Таким образом, и в этой части отсутствует необходимый элемент состава преступления, и речь может идти лишь о мерах общественного воздействия, а не об уголовной ответственности».
Обоснование ходатайства о судебно-психиатрической экспертизе потребовало от Софьи Васильевны большой дополнительной работы. К лету 1969 г. «репрессивная психиатрия» стала привычным инструментом в руках власть предержащих (достаточно напомнить заключения в «психушки» в 60-е гг. В. Буковского, П. Г. Григоренко, А. Есенина-Вольпина, Н. Горбаневской, В. Тарсиса, В. Кузнецова). Но Софья Васильевна до сих пор имела дело с судебной психиатрией лишь по уголовным делам (в которых заключения о психическом заболевании служили обычно гуманным целям). Понимая, что оспаривание выводов экспертизы требует высокого уровня компетентности, она тщательно изучает и классическую и новейшую литературу по психиатрии, делает выписки из постановлений Пленумов Верховного суда о порядке рассмотрения дел, экспертизы по которым противоречивы, консультируется у нескольких психиатров Следователь удовлетворил лишь одно ходатайство Софьи Васильевны — о приобщении к делу восьми документов по представленному ею списку. 27 августа начинается суд. В начале процесса Софья Васильевна заявляет еще шесть ходатайств, в том числе о вызове экспертов и о доставке «невменяемого» подсудимого в судебное заседание. Суд удовлетворяет эти ходатайства. (В информации Софьи Васильевны в «Хронике текущих событий» отмечено: «Председательствующий на процессе судья Лотко провел все двухдневное заседание с полным соблюдением процессуальных норм и уважением права на защиту. На суде Иван Яхимович вызвал симпатии всех присутствующих, не исключая прокурора и конвойных солдат».) Софье Васильевне удается убедить суд в необходимости повторной стационарной экспертизы, — дело откладывается.

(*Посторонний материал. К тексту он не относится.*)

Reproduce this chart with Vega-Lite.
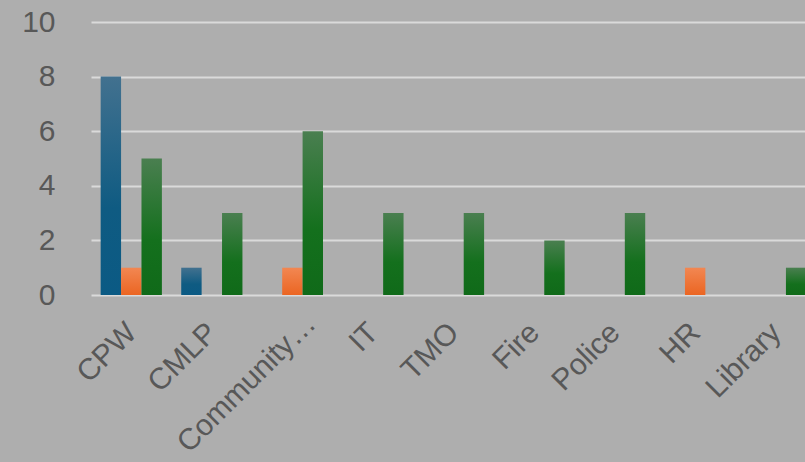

Софья Васильевна всегда стремилась использовать судебную трибуну, чтобы донести до людей правду, ее правовая позиция всегда отличалась принципиальностью. Но при этом, как истинный защитник, она прежде всего заботилась о судьбе своих подзащитных и не только не подталкивала их к декларации своих убеждений во время суда, но, наоборот, старалась удержать их от этого. В этом отношении характерно письмо, которое она в марте 1970 г., будучи в больнице, написала Яхимовичу накануне повторного слушания его дела:
«Иван Антонович! Адвокату, который придет к Вам с этим письмом, Вы можете доверить свою судьбу (так же, как и мне), то есть можете быть уверенным в том, что все, что можно с правовой стороны сделать по делу, — будет сделано квалифицированно и в соответствии с Вашей позицией.
Очень рекомендую Вам, независимо от того, что Вы не признаете себя ни виновным, ни невменяемым, — устно (если Вас доставят в суд) или письменно (то есть заявлением на имя суда, отправленным через администрацию следственного изолятора) сообщить суду следующее (примерно):
«Считаю себя здоровым. Не имел умысла клеветать на наш государственный и общественный строй. Но, если суд решит эти основные вопросы иначе, то прошу передать меня на попечение моей жены, так как, считая себя обязанным работать (хотя бы и кочегаром) и содержать своих трех дочерей, я даю слово, что не буду писать и распространять никаких писем и статей политического, экономического и философского содержания.
Я трудоспособен, физически здоров, и содержать меня в больнице явно нет оснований».
При этом я очень рекомендую Вам (ни устно, ни письменно) не развивать и не высказывать своих убеждений. Ни пафоса, ни патетики, ни даже эрудиции — в данной ситуации, ей-Богу, не требуется. Желаю Вам всего доброго. Жму руку.
С. Каллистратова».
Дело Яхимовича закончилось лучше, чем можно было ожидать. Экспертиза в Институте им. Сербского хотя и признала его невменяемым, но с оговоркой, что принудительное лечение может быть проведено в больнице общего типа. В определении Верховного суда ЛатвССР эта формулировка была повторена, и, проведя некоторое время в рижской республиканской психиатрической больнице, Яхимович был выписан оттуда под расписку жены.